◆ **GOAL OF THE EXERCISE**:
Tally the lines in the listing below that include "chart". Answer with the count and nothing more.

════════════════════

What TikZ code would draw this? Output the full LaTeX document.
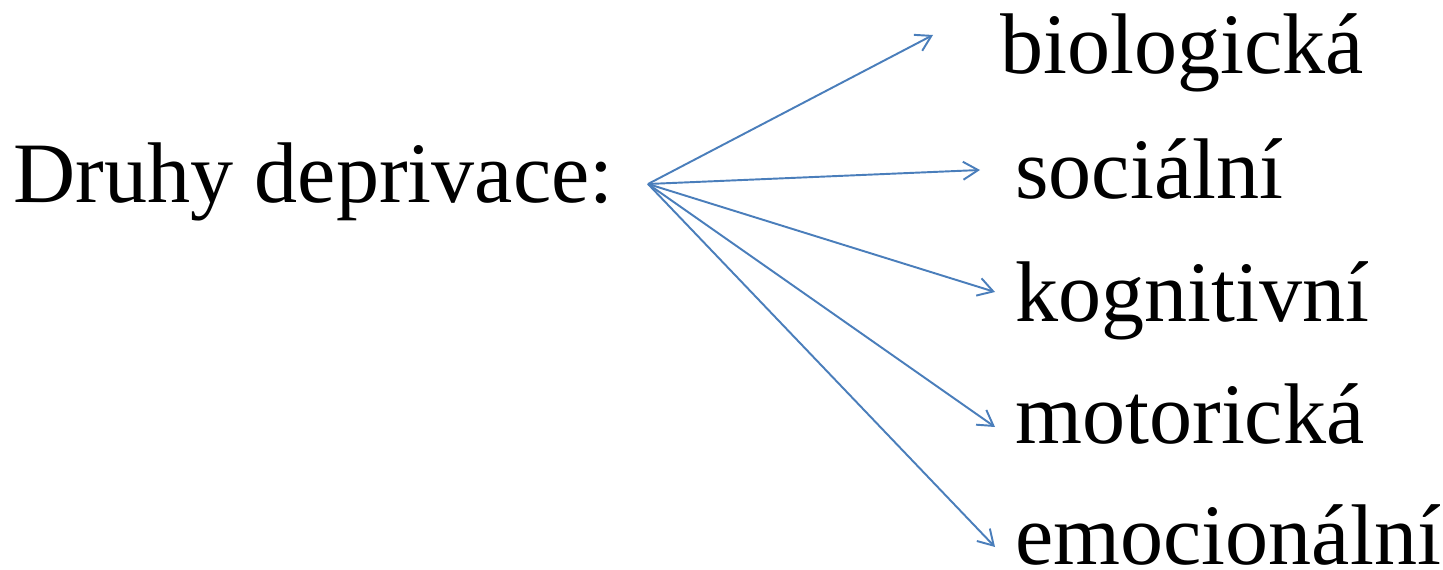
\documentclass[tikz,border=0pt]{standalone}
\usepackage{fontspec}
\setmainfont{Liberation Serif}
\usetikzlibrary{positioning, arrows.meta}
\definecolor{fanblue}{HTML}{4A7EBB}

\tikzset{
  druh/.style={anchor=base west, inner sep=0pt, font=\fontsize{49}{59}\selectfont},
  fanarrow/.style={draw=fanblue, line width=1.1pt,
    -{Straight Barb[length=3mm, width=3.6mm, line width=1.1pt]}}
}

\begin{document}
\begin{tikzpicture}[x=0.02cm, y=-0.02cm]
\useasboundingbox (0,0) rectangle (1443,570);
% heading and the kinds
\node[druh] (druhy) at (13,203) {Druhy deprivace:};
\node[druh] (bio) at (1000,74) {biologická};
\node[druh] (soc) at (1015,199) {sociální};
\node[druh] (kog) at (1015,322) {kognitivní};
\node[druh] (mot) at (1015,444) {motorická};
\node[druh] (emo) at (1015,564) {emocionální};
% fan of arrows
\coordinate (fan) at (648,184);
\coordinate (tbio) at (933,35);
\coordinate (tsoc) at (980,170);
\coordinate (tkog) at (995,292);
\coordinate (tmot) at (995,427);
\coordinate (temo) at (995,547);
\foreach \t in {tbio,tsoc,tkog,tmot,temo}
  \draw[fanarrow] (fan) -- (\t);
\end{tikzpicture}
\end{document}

════════════════════

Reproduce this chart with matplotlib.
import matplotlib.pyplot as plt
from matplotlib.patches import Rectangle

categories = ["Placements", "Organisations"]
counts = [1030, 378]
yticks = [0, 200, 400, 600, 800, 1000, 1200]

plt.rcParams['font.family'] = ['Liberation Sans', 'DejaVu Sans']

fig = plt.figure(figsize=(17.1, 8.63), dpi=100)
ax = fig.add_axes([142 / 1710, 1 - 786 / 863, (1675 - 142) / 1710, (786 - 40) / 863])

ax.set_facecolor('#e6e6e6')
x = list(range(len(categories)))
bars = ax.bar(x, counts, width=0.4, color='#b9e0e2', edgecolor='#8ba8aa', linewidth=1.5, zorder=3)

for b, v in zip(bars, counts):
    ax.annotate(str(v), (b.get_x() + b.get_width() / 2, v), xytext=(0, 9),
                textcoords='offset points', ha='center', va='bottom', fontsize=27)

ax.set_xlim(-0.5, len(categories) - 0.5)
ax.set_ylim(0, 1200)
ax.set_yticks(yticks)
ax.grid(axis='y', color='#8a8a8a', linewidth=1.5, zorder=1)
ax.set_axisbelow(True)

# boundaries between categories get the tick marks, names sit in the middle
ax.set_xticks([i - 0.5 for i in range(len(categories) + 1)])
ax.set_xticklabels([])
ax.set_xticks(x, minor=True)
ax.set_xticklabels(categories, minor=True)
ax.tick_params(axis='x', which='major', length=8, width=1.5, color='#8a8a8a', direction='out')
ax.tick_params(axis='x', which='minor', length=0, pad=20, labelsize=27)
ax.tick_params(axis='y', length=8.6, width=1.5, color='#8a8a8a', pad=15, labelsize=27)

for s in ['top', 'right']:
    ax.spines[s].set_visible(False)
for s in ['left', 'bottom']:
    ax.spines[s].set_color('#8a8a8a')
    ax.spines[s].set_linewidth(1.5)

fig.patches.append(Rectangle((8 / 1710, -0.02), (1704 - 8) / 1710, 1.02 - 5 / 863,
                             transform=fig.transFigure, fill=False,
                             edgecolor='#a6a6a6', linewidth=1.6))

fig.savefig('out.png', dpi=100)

════════════════════

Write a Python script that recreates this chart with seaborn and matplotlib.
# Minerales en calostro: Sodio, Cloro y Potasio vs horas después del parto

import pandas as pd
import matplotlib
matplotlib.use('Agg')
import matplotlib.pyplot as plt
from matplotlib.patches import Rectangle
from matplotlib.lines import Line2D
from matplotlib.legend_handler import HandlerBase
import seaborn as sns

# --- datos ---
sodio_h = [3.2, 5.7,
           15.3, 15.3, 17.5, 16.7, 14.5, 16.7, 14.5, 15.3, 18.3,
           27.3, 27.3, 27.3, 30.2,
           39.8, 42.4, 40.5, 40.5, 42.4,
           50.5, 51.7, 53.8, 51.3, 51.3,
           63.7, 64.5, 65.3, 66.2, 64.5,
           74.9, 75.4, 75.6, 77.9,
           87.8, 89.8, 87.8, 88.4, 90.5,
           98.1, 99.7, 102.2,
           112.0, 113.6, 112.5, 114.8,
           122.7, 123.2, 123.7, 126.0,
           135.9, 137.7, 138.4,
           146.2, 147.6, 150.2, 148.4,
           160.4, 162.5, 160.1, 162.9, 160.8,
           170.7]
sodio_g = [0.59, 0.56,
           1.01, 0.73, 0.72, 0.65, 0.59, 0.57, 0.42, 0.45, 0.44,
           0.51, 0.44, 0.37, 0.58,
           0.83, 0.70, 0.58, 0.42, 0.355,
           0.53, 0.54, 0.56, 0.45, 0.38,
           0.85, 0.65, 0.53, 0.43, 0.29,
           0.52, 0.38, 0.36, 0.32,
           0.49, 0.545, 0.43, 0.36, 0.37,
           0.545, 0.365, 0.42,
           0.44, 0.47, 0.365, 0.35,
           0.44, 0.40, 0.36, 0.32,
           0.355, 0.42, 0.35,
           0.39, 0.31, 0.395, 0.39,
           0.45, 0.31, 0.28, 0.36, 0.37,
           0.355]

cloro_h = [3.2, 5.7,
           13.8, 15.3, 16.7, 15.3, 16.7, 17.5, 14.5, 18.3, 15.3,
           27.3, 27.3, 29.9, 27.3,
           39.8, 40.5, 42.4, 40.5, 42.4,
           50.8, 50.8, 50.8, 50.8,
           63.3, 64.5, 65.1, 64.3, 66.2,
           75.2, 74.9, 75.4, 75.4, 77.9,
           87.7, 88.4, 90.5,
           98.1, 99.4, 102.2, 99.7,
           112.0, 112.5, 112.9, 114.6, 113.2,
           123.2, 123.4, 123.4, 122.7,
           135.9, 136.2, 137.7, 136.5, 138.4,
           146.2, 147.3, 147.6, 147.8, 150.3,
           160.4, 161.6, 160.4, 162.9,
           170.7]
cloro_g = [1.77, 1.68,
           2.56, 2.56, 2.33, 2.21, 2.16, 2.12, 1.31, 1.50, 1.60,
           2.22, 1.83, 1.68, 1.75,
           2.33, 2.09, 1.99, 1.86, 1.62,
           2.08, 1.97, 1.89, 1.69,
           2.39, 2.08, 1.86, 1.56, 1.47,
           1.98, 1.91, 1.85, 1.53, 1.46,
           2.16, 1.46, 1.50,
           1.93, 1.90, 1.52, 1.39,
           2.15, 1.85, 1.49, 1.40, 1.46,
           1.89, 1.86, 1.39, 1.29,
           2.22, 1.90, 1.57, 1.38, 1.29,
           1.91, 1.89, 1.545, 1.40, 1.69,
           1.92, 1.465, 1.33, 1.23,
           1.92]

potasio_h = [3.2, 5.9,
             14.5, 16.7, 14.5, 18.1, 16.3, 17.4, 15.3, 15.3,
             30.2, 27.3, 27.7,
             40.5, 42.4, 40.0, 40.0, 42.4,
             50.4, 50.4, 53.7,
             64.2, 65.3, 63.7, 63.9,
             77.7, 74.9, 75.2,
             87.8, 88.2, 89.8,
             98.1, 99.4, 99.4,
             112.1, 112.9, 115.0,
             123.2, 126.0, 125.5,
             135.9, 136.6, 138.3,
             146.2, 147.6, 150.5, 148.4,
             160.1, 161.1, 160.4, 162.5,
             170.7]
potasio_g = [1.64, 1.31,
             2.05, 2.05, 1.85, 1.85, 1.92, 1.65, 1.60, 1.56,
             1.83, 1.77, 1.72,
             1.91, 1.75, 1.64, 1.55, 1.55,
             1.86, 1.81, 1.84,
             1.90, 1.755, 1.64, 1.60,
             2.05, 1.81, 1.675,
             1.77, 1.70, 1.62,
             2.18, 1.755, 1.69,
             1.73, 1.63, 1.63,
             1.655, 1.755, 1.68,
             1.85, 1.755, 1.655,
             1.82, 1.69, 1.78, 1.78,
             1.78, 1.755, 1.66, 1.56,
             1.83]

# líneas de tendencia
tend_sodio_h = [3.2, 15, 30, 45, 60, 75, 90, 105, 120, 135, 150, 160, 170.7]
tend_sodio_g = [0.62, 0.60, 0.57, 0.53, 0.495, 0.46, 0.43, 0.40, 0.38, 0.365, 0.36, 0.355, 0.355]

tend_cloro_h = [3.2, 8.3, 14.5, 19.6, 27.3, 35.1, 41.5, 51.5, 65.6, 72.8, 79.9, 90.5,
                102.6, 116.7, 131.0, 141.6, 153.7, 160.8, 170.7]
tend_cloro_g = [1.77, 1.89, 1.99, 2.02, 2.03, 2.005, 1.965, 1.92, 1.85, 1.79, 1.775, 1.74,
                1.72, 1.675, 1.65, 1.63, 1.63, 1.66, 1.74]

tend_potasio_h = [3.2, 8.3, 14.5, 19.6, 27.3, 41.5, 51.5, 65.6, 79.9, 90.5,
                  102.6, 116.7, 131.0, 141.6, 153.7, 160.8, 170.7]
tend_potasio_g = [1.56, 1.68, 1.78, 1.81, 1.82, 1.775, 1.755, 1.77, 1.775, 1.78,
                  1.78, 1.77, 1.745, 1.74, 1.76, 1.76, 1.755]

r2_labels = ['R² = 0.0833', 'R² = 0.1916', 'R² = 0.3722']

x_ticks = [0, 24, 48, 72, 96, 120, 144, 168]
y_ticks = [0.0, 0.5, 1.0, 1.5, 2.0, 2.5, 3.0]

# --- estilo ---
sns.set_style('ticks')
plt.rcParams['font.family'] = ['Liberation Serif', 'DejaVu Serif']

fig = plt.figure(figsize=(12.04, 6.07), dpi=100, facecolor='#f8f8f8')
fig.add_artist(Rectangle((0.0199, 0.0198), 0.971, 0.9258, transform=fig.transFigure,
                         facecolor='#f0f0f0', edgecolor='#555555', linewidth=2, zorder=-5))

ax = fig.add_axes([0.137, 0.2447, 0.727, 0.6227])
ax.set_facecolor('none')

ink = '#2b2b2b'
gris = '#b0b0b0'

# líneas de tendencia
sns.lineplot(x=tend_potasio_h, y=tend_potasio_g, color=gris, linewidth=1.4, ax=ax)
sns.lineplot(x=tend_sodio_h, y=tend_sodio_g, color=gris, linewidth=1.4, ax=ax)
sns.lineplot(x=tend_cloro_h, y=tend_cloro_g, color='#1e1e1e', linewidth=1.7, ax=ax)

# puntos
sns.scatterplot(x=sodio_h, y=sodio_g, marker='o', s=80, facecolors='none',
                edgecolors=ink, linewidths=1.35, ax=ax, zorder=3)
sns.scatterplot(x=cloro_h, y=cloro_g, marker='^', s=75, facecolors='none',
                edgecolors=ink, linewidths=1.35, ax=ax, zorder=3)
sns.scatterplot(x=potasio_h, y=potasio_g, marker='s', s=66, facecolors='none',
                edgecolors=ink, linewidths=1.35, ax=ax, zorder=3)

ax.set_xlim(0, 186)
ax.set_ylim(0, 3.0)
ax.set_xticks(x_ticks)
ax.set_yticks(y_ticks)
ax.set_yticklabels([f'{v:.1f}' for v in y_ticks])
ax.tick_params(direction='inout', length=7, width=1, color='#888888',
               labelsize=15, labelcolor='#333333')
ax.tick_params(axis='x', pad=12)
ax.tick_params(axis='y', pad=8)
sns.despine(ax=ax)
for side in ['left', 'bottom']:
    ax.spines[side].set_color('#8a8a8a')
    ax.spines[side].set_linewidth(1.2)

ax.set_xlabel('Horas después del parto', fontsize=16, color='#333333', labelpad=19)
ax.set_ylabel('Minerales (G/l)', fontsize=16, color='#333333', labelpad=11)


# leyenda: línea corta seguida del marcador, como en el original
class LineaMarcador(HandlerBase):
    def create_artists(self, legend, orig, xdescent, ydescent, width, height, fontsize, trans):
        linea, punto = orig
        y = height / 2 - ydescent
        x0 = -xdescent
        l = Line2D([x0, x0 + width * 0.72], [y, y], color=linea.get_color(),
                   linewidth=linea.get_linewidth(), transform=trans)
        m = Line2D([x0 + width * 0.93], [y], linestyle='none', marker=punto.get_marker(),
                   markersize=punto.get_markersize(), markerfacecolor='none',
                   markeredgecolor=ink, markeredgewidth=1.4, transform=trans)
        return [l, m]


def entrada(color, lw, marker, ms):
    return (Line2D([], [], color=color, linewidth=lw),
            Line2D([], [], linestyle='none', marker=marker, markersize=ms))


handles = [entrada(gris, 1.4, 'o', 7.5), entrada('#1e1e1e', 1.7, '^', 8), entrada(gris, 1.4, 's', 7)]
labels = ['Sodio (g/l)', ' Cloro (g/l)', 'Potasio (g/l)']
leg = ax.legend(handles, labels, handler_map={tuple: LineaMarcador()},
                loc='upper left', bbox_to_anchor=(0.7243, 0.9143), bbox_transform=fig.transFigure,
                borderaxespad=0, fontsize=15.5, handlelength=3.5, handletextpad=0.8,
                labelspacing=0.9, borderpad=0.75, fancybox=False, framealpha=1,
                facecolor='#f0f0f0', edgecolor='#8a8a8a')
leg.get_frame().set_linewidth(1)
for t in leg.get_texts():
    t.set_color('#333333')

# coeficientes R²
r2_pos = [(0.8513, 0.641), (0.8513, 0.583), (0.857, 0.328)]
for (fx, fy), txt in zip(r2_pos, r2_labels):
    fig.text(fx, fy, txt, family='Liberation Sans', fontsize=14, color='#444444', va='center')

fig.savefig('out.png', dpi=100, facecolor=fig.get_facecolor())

════════════════════

◆ **OUTPUT BELOW**:
2